The Netscaler (now Citrix) load balancer has pretty clear conceptual, logical, and work flow. That is, well, to a system/network engineer like me anyway. To touch it off visually by a GUI, all this is neatly grouped under the 'load balancing' leaf node and the 'content switching' leaf node on the left pane of the Applet or Web Start GUI.
- define servers. A server is created by a pair of server name and its physical IP address: node8/192.168.88.8 node9/192.168.88.9 ... node100/192.168.88.100.
- define services. A service is created by binding the server IP address with a service port (port number and protocol, e.g. TCP/80, UDP/53, UDP/123).
- Take web service for example, a service named "prod_web_node1" can be created by binding TCP/80 with node1's IP address.
- Custom and default health monitored can be applied to the service.
- Multiple monitors can be applied a service with different weight and such.

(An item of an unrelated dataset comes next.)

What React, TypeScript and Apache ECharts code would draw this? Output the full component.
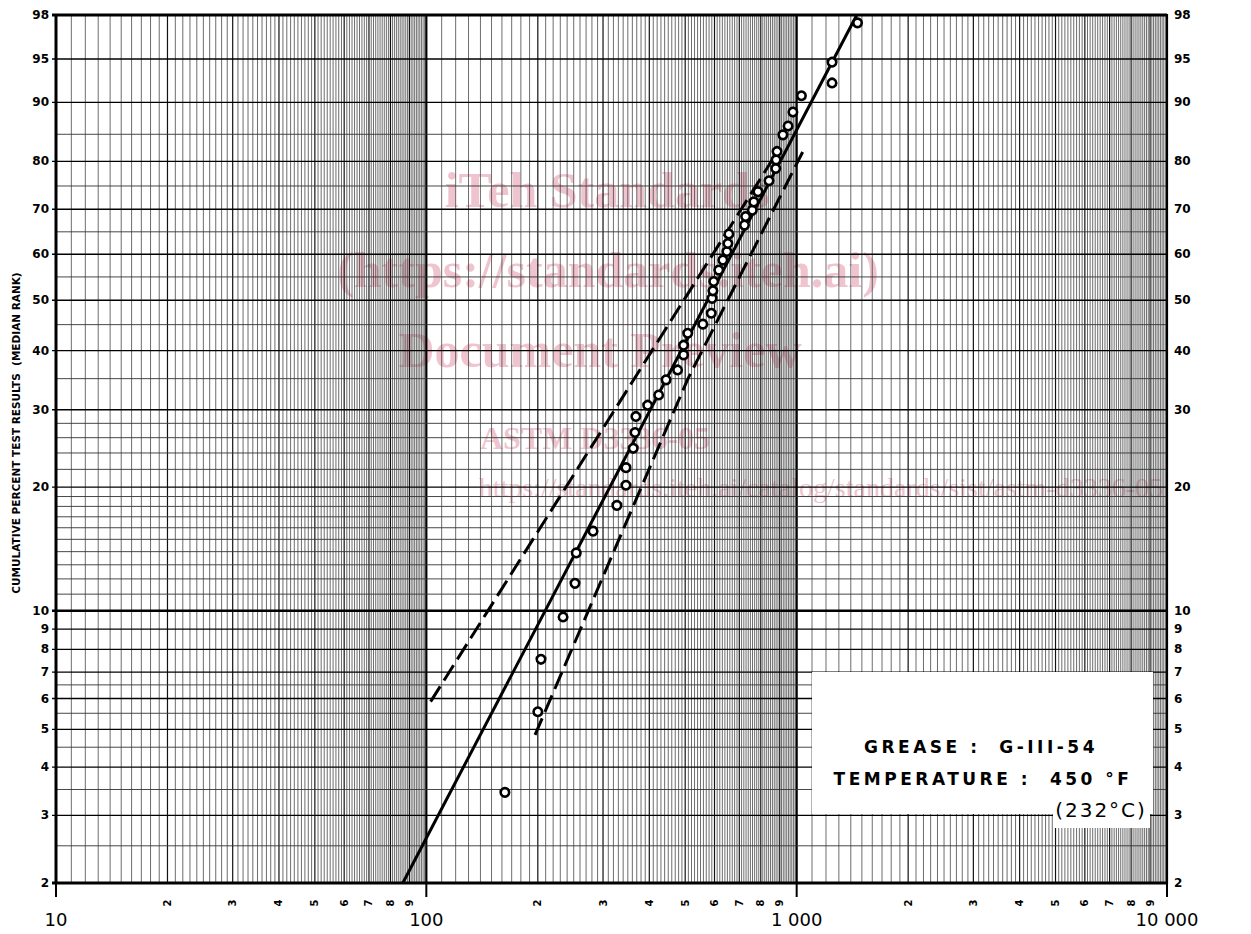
import React, { useEffect, useRef } from "react";
import * as echarts from "echarts";

// Weibull probability transform for percent values
const W = (pct: number) => Math.log(-Math.log(1 - pct / 100));

// ---- axis / paper data ----
const yLabelValues = [2, 3, 4, 5, 6, 7, 8, 9, 10, 20, 30, 40, 50, 60, 70, 80, 90, 95, 98];
const yMinorValues = [2.5, 3.5, 4.5, 5.5, 6.5, 11, 12, 13, 14, 15, 16, 17, 18, 19, 22, 24, 26, 28, 35, 45, 55, 65, 75, 85];
const xDecades = [10, 100, 1000, 10000];
const xDecadeLabels = ["10", "100", "1 000", "10 000"];
const xMinorDigits = [2, 3, 4, 5, 6, 7, 8, 9];
const xGridSteps = [11, 12, 13, 14, 15, 16, 17, 18, 19, 20, 21, 22, 23, 24, 25, 26, 27, 28, 29, 30, 31, 32, 33, 34, 35, 36, 37, 38, 39, 40, 41, 42, 43, 44, 45, 46, 47, 48, 49, 50, 51, 52, 53, 54, 55, 56, 57, 58, 59, 60, 61, 62, 63, 64, 65, 66, 67, 68, 69, 70, 71, 72, 73, 74, 75, 76, 77, 78, 79, 80, 81, 82, 83, 84, 85, 86, 87, 88, 89, 90, 91, 92, 93, 94, 95, 96, 97, 98, 99];

// ---- test results ----
const testHours = [163, 200, 204, 234, 252, 254, 282, 327, 346, 346, 362, 366, 368, 396, 424, 444, 477, 495, 495, 508, 558, 588, 591, 594, 597, 616, 632, 648, 652, 656, 723, 728, 759, 766, 786, 842, 878, 880, 885, 918, 948, 977, 1030, 1246, 1246, 1460];
const medianRank = [3.44, 5.55, 7.55, 9.65, 11.7, 13.9, 15.7, 18.1, 20.2, 22.2, 24.6, 26.7, 29.0, 30.7, 32.3, 34.8, 36.5, 39.2, 41.0, 43.3, 45.1, 47.3, 50.4, 52.0, 54.0, 56.5, 58.7, 60.6, 62.4, 64.5, 66.5, 68.4, 69.8, 71.6, 73.8, 76.1, 78.6, 80.3, 81.9, 84.9, 86.4, 88.6, 90.9, 92.5, 94.7, 97.6];

// fitted line and confidence bands
const fitHours = [86.4, 1453];
const fitRank = [2, 98];
const upperBandHours = [102.7, 899.6];
const upperBandRank = [5.89, 82.5];
const lowerBandHours = [196.6, 507, 1038];
const lowerBandRank = [4.84, 34.8, 81.8];

const yTitle = "CUMULATIVE PERCENT TEST RESULTS  (MEDIAN RANK)";
const legendLine1 = "GREASE :  G-III-54";
const legendLine2 = "TEMPERATURE :  450 °F";
const legendLine3 = "(232°C)";

const watermark = [
  { text: "iTeh Standards", x: 607, y: 190, size: 50 },
  { text: "(https://standards.iteh.ai)", x: 608, y: 270, size: 50 },
  { text: "Document Preview", x: 600, y: 350, size: 50 },
  { text: "ASTM D3336-05", x: 595, y: 438, size: 32 },
];
const watermarkUrl = "https://standards.iteh.ai/catalog/standards/sist/astm-d3336-05";

const FONT = "DejaVu Sans";

const renderPaper = (_params: any, api: any) => {
  const c = (x: number, pct: number) => api.coord([x, W(pct)]);
  const [L, B] = c(10, 2);
  const [R, T] = c(10000, 98);
  const ch: any[] = [];

  // faint watermark (under the grid)
  watermark.forEach((w) => {
    ch.push({
      type: "text",
      x: w.x,
      y: w.y,
      style: { text: w.text, fill: "#f0c4ce", fontSize: w.size, fontFamily: "Liberation Serif", fontWeight: "bold", align: "center", verticalAlign: "middle" },
    });
  });
  ch.push({
    type: "text",
    x: 1163,
    y: 487,
    style: { text: watermarkUrl, fill: "#f0c4ce", fontSize: 28, fontFamily: "Liberation Serif", align: "right", verticalAlign: "middle" },
  });

  // vertical grid lines
  for (let i = 0; i < 3; i++) {
    const d = xDecades[i];
    xGridSteps.forEach((k) => {
      const x = c((d * k) / 10, 50)[0];
      const major = k % 10 === 0;
      ch.push({
        type: "line",
        shape: { x1: x, y1: T, x2: x, y2: B },
        style: { stroke: major ? "#111" : "#3c3c3c", lineWidth: major ? 1.2 : 0.75 },
      });
    });
  }
  [100, 1000].forEach((d) => {
    const x = c(d, 50)[0];
    ch.push({ type: "line", shape: { x1: x, y1: T, x2: x, y2: B }, style: { stroke: "#000", lineWidth: 2.2 } });
  });

  // horizontal grid lines
  yMinorValues.forEach((p) => {
    const y = c(10, p)[1];
    ch.push({ type: "line", shape: { x1: L, y1: y, x2: R, y2: y }, style: { stroke: "#333", lineWidth: 0.9 } });
  });
  yLabelValues.forEach((p) => {
    const y = c(10, p)[1];
    ch.push({
      type: "line",
      shape: { x1: L - 4, y1: y, x2: R, y2: y },
      style: { stroke: "#000", lineWidth: p === 10 ? 2.4 : p === 2 || p === 98 ? 3 : 1.3 },
    });
  });

  // borders
  ch.push({ type: "line", shape: { x1: L, y1: T - 1, x2: L, y2: B + 1 }, style: { stroke: "#000", lineWidth: 3 } });
  ch.push({ type: "line", shape: { x1: R, y1: T - 1, x2: R, y2: B + 1 }, style: { stroke: "#000", lineWidth: 2.2 } });

  // decade ticks and labels
  xDecades.forEach((d, i) => {
    const x = c(d, 50)[0];
    ch.push({ type: "line", shape: { x1: x, y1: B, x2: x, y2: B + 14 }, style: { stroke: "#000", lineWidth: 2 } });
    ch.push({
      type: "text",
      x,
      y: B + 36,
      style: { text: xDecadeLabels[i], fill: "#000", fontSize: 18, fontFamily: FONT, align: "center", verticalAlign: "middle" },
    });
  });
  for (let i = 0; i < 3; i++) {
    xMinorDigits.forEach((m) => {
      const x = c(xDecades[i] * m, 50)[0];
      ch.push({
        type: "text",
        x,
        y: B + 20,
        rotation: Math.PI / 2,
        style: { text: String(m), fill: "#000", fontSize: 10, fontWeight: "bold", fontFamily: FONT, align: "center", verticalAlign: "middle" },
      });
    });
  }

  // percent labels on both sides
  yLabelValues.forEach((p) => {
    const y = c(10, p)[1];
    ch.push({
      type: "text",
      x: L - 7,
      y,
      style: { text: String(p), fill: "#000", fontSize: 12, fontWeight: "bold", fontFamily: FONT, align: "right", verticalAlign: "middle" },
    });
    ch.push({
      type: "text",
      x: R + 7,
      y,
      style: { text: String(p), fill: "#000", fontSize: 12, fontWeight: "bold", fontFamily: FONT, align: "left", verticalAlign: "middle" },
    });
  });

  // y-axis title
  ch.push({
    type: "text",
    x: 16,
    y: 433,
    rotation: Math.PI / 2,
    style: { text: yTitle, fill: "#000", fontSize: 10.5, fontWeight: "bold", fontFamily: FONT, align: "center", verticalAlign: "middle" },
  });

  return { type: "group", children: ch };
};

const option: any = {
  animation: false,
  backgroundColor: "#fff",
  grid: { left: 56, right: 84, top: 15, bottom: 51, containLabel: false },
  xAxis: { type: "log", logBase: 10, min: 10, max: 10000, show: false },
  yAxis: { type: "value", min: W(2), max: W(98), show: false },
  series: [
    {
      type: "custom",
      silent: true,
      clip: false,
      z: 1,
      renderItem: renderPaper,
      data: [[100, 0]],
    },
    {
      type: "line",
      silent: true,
      z: 3,
      symbol: "none",
      data: fitHours.map((h, i) => [h, W(fitRank[i])]),
      lineStyle: { color: "#000", width: 3 },
    },
    {
      type: "line",
      silent: true,
      z: 3,
      symbol: "none",
      data: upperBandHours.map((h, i) => [h, W(upperBandRank[i])]),
      lineStyle: { color: "#000", width: 3, type: [18, 7] },
    },
    {
      type: "line",
      silent: true,
      z: 3,
      symbol: "none",
      data: lowerBandHours.map((h, i) => [h, W(lowerBandRank[i])]),
      lineStyle: { color: "#000", width: 3, type: [18, 7] },
    },
    {
      type: "scatter",
      silent: true,
      z: 4,
      symbol: "circle",
      symbolSize: 8.5,
      data: testHours.map((h, i) => [h, W(medianRank[i])]),
      itemStyle: { color: "#fff", borderColor: "#000", borderWidth: 2.6, opacity: 1 },
    },
  ],
  graphic: {
    elements: [
      { type: "rect", silent: true, z: 100, shape: { x: 812, y: 672, width: 341, height: 142 }, style: { fill: "#fff" } },
      { type: "rect", silent: true, z: 100, shape: { x: 1053, y: 796, width: 97, height: 32 }, style: { fill: "#fff" } },
      {
        type: "text",
        silent: true,
        z: 101,
        x: 981,
        y: 747,
        style: { text: legendLine1, fill: "#000", fontSize: 17, fontWeight: "bold", fontFamily: FONT, align: "center", verticalAlign: "middle" },
      },
      {
        type: "text",
        silent: true,
        z: 101,
        x: 983,
        y: 779,
        style: { text: legendLine2, fill: "#000", fontSize: 17, fontWeight: "bold", fontFamily: FONT, align: "center", verticalAlign: "middle" },
      },
      {
        type: "text",
        silent: true,
        z: 101,
        x: 1101,
        y: 810,
        style: { text: legendLine3, fill: "#000", fontSize: 20, fontFamily: FONT, align: "center", verticalAlign: "middle" },
      },
    ],
  },
};

const letterSpacing: Record<string, number> = {
  [legendLine1]: 3.5,
  [legendLine2]: 3.5,
  [legendLine3]: 2,
};

export default function App() {
  const ref = useRef<HTMLDivElement>(null);
  useEffect(() => {
    if (!ref.current) return;
    const chart = echarts.init(ref.current, null, { renderer: "svg" });
    chart.setOption(option);
    ref.current.querySelectorAll("text").forEach((t) => {
      const s = letterSpacing[t.textContent || ""];
      if (s) t.setAttribute("letter-spacing", String(s));
    });
    return () => chart.dispose();
  }, []);
  return (
    <div
      ref={ref}
      style={{ position: "fixed", left: 0, top: 0, width: 1251, height: 934, background: "#fff" }}
    />
  );
}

- Web service is the most popular for an application switch or a load balancer. In fact, it is the only protocol rendered capable of content-switching by the Citrix Netscaler series.
- create a load-balancing "virtual server" (From CLI, it is 'add lb vserver'.) to front a group of services to be load-balanced.
- weight can be applied to each LB member service.
- load balancing algorithm can be chosen (many variations of round-robin, least connection, LTRM, etc.)
- advanced setting can be adjusted here, such as timeout values for an idle server or an idle client.
Any 'lb
vserver' can be utilized in two different ways:
- As a public service by itself. It can be exposed to clients as a service by assigning a virtual IP:Port. In other words, the load balanced service group becomes a service usable by the clients (directly). If load balancing is all you need, your work is done here.
- As a private service to a Content Switching (CS) virtual server (vserver). No IP:port is assigned to it. In other words, the load balanced service group won't be a service usable by the clients (directly). It can only be accessed/referenced by its name, as an internal object, from within the Netscaler running context (aka, by the the content switching engine we'll discuss in Part II of this post) in the latter case. That's right, it is more like a call-by-reference.